The vulnerability also underscores the risks of XML processing in security-critical contexts. Despite JSON's dominance in modern web development, XML remains entrenched in enterprise systems, legacy integrations, and specific industry standards. Developers must treat XML parsers as potential attack surfaces and implement defense-in-depth measures including input validation, output encoding, and strict parsing configurations.
Microsoft's growing support for Go in Windows development environments—through Visual Studio Code extensions, Windows Subsystem for Linux integration, and Azure development tools—means security teams must expand their expertise beyond traditional .NET and C++ vulnerabilities. Understanding Go-specific security patterns, common vulnerability types in Go code, and Go dependency management becomes essential for comprehensive Windows security.
Future security efforts should focus on improving the security of fundamental libraries like XML parsers through formal verification, fuzz testing, and safer default configurations. The Go community's response to CVE-2026-4645—prompt patching and clear vulnerability disclosure—demonstrates effective open-source security practices that other ecosystems should emulate.

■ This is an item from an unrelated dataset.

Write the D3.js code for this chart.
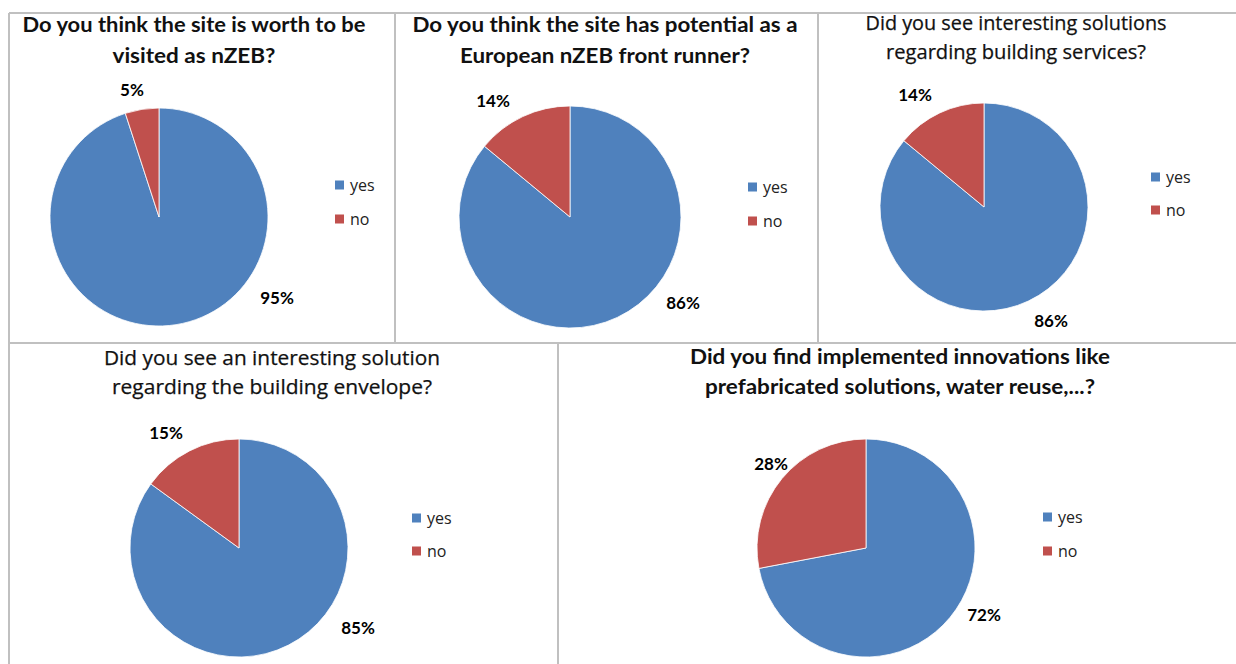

Windows organizations using Go should establish ongoing security monitoring for their Go dependencies, participate in Go security mailing lists and communities, and consider contributing to the security of critical libraries they depend on. The interconnected nature of modern software development means that library vulnerabilities in one ecosystem can have cascading effects across platforms, making collaborative security efforts increasingly important.